What is composer and how to use it?

composer php modern php

Composer is from my point of view one of the most important actor when we’re talking about a modern php application.

In order to install composer, open a terminal and execute:

$ curl -sS https://getcomposer.org/installer | php

This command downloads the Composer installer script with curl, executes the installer script with php, and creates a composer.phar file in the current working directory. The composer.phar file is the Composer binary.

If you would like to run composer globally from your terminal you can execute the following:

# Move the composer.phar into /usr/local/bin/composer
$ sudo mv composer.phar /usr/local/bin/composer

# Make the composer file executable
$ sudo chmod +x /usr/local/bin/composer

You should now be able to run composer in your terminal from anywhere.

Packagist

Now that you have composer installed on your machine let’s install some PHP components with it. First of all we have to make a list of the components we need for our project. To do this we can use packagist to search for components that might be exactly what we need. If we search on packagist for flysystem a popular package we will see that we find a component named league/flysystem. This name comes from the vendor name which is globally unique and the package name is the one that uniquely identifies a single package within a vendor. This convention is used to avoid the name colisions between components from different vendors.

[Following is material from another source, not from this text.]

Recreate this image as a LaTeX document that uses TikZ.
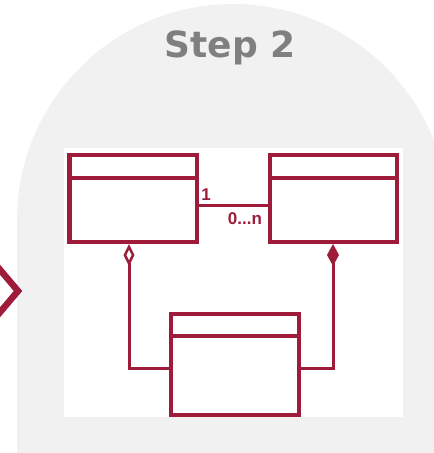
\documentclass[tikz,border=0pt]{standalone}
\usepackage{fontspec}
\setmainfont{DejaVu Sans}
\newfontfamily\multfont{Liberation Sans}
\usetikzlibrary{arrows.meta}
\definecolor{umlred}{HTML}{9E1B3A}
\definecolor{panel}{HTML}{F1F1F1}
\definecolor{titlegray}{HTML}{7F7F7F}
\tikzset{
  classbox/.style={draw=umlred, line width=4.5pt, fill=white, inner sep=0pt},
  divider/.style={draw=umlred, line width=4.5pt},
  conn/.style={draw=umlred, line width=3pt},
  mult/.style={text=umlred, font=\multfont\bfseries\fontsize{17}{17}\selectfont, inner sep=0pt},
  chevron/.style={draw=umlred, line width=6.5pt, miter limit=10},
}
\begin{document}
\begin{tikzpicture}[x=1pt,y=-1pt]
\useasboundingbox (0,0) rectangle (434,453);
\begin{scope}
\clip (0,0) rectangle (434,453);
\fill[panel] (17,460) -- (17,220) arc (180:360:216) -- (449,460) -- cycle;
\end{scope}
\node[text=titlegray, font=\bfseries\fontsize{36}{36}\selectfont, anchor=base] (title) at (230,57) {Step 2};
\draw[chevron] (-4,265) -- (18,291) -- (-4,317);
\node[fill=white, minimum width=339pt, minimum height=269pt, inner sep=0pt, anchor=north west] (canvas) at (64,148) {};
\node[classbox, minimum width=127.5pt, minimum height=87pt] (a) at (133.25,198.5) {};
\node[classbox, minimum width=127pt, minimum height=87pt] (b) at (333.5,198.5) {};
\node[classbox, minimum width=128pt, minimum height=101pt] (c) at (235,364.5) {};
\draw[divider] ([yshift=-25pt]a.north west) -- ([yshift=-25pt]a.north east);
\draw[divider] ([yshift=-25pt]b.north west) -- ([yshift=-25pt]b.north east);
\draw[divider] ([yshift=-24pt]c.north west) -- ([yshift=-24pt]c.north east);
\draw[conn] ([yshift=-6.5pt]a.east) -- ([yshift=-6.5pt]b.west);
\node[mult] (m1) at (206,195) {1};
\node[mult] (m2) at (245,219) {0...n};
\coordinate (d1) at (129,244);
\coordinate (d2) at (333,244);
\draw[conn, {Diamond[open, fill=white, length=22pt, width=11pt, line width=2.5pt]}-] (d1) |- ([yshift=-3.5pt]c.west);
\draw[conn, {Diamond[fill=umlred, length=22pt, width=12pt]}-] (d2) |- ([yshift=-3.5pt]c.east);
\end{tikzpicture}
\end{document}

How to install a PHP component

A component can have different available versions. Usualy the components are versioned using what we call semantic versioning scheme. You can find the availabe versions for a component on the Packagist component page.

Semantic versioning

The semantic versioning scheme contains three numbers separated by dots (eg. 1.10.0). The first number represents the major release which means that the changes in that version will break backward compatibility. The second represents the minor release number which is incremented when the new features are added but the backward compatibility will not break. The third is the patch release number which is used to mark bug fixes on the component.

To install a component in our new project all we need to do is to run:

$ composer require vendor/package

$ mkdir test-composer && cd test-composer
$ composer require league/flysystem

This command will tell composer to search and install the most stable version of the league/flysystem component. To see the result of the command you can open the composer.json file that was created into the project folder. There is also a composer.lock file that is generated along with the json file. All that you have to know about the lock file is that in this file are listed all the PHP components you used in your project toughether with every version number. This basicaly locks down the project to those specific versions. It’s a good practice to commit both on your version control system.

If you don’t want to update the components version when you install the project with composer you just have to run $ composer install.

If you want to update your dependencies you can run $ composer update, this will update also the .lock file.